Mercati e investimenti: conviene puntare sugli ETF?
L'introduzione dei fondi comuni sui mercati finanziari, ormai molti anni fa, ha rappresentato una vera e propria rivoluzione copernicana: i risparmiatori, da quel momento in poi, grazie alla gestione a monte delle quote di investimento, hanno potuto accedere a determinati bechmark prima difficilmente negoziabili, anche con capitali non troppo elevati, godendo in aggiunta di un'elevata diversificazione. Il passo successivo di questa evoluzione è rappresentato dalla nascita degli ETF -exchange traded fund-, fondi che investono su un determinato indice o paniere, replicandolo passivamente, senza avere l'obiettivo di generare una sovraperformance. Per via della natura di tale approccio, le commissioni di gestione richieste dall'emittente sono di gran lunga inferiori rispetto a quelle di una gestione attiva, con un non trascurabile beneficio per l'investitore.
Caratteristiche principali degli ETF
In questo scenario, quindi, investire in ETF è la soluzione ideale per mantenere sotto controllo i costi e abbattere il rischio specifico di un investimento. Il benchmark di riferimento può essere infatti un indice o un settore azionario, un indice obbligazionario o un paniere di società che operano nel campo delle materie prime. L'enorme domanda dello strumento finanziario ha accelerato notevolmente l'emissione di nuovi prodotti, perciò un aspetto da tenere presente quando si utilizzi un fondo di questo tipo è la natura della replica del sottostante, che può essere fisica o sintetica; in quest'ultimo caso naturalmente bisogna valutare attentamente anche il rischio emittente. Inoltre, come suggerisce il nome stesso, gli ETF sono negoziati in tempo reale -a differenza delle sicav che espongono un NAV di fine giornata-, nel caso specifico su un segmento regolamentato di Borsa Italiana.
Un altro fattore molto importante da osservare è la massa in gestione dello strumento. Questo accorgimento, ovviamente, ha un peso specifico superiore per settori di nicchia, i quali spesso presentano pochi volumi scambiati: in un simile contesto, infatti, trattandosi di un fondo che quota in tempo reale, in caso di sacche di illiquidità o di fast market, potrebbe aprirsi notevolmente lo spread denaro lettera indicato nel documento di sintesi della gestione, penalizzando un'eventuale uscita forzata dal mercato. Inoltre succede spesso che quando l'AUM non raggiunga un certo livello -o scenda drasticamente per condizioni avverse- la società emittente decida per il delisting del fondo: in questa situazione il risparmiatore potrà vedersi rimborsato il controvalore delle quote alla valorizzazione corrente del sottostante.

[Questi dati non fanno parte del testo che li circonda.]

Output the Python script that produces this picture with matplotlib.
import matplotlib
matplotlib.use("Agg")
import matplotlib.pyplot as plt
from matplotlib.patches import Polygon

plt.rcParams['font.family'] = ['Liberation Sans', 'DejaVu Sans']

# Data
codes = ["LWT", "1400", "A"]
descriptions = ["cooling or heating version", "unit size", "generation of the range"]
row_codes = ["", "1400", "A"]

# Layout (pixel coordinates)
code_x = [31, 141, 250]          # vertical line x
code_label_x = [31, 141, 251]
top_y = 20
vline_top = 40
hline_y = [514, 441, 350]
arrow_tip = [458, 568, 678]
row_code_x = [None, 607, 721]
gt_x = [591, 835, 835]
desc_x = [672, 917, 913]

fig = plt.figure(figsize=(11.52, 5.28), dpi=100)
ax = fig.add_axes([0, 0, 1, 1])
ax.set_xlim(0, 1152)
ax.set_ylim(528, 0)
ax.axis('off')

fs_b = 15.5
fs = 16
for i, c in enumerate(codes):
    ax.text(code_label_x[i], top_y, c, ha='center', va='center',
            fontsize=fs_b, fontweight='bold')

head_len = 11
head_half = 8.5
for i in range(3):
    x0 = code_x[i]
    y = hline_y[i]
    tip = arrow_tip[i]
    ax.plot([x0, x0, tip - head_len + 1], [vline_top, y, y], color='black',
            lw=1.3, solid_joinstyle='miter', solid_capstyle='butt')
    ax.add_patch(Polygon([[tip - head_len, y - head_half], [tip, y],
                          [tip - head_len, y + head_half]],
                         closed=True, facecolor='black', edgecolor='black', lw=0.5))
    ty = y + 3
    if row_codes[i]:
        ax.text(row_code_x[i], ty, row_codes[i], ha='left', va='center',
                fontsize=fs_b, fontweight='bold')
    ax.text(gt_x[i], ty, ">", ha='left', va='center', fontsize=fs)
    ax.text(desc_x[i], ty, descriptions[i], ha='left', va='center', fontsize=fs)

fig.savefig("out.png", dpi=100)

Trattamento fiscale degli ETF
Il trattamento fiscale degli ETF è stato unificato da qualche anno con quello dei fondi attivi: la plusvalenza sulla differenza tra valore di vendita e valore di acquisto è di natura "redditi da capitale", su essa va applicata l'aliquota per il capital gain e non può essere usata in fase di compensazione. La minusvalenza, di contro, è di natura "redditi diversi" e si può sfruttare per essere compensata con altre plusvalenza di stessa natura. Gli ETF fanno parte della famiglia degli ETP insieme ad ETN ed ETC, e spesso quest'ultimi vengono accomunati ai primi dagli investitori per trattamento fiscale, quando in realtà sono assimilabili a degli Zero Coupon: le minusvalenze e le plusvalenza quindi appartengono alla categoria dei redditi diversi.
I fondi passivi, per via della quotazione real time, a volte vengono acquistati per negoziazioni speculative di breve termine, anche se vi sono strumenti finanziari più efficienti sotto questo aspetto. Quindi, anziché utilizzare gli ETF in base a come reagiscono i mercati finanziari sull'uscita di particolari dati macro o notizie, sarebbe più opportuno allocarli in un portafoglio ben diversificato per asset class di appartenenza, al fine di bilanciare efficacemente i vari sostanti. Il punto di forza dello strumento finanziario, come evidenziato precedentemente, consiste infatti nell'annullamento del rischio specifico e della diluizione della volatilità quando si replica un benchmark che comprende differenti aree geografiche o settori.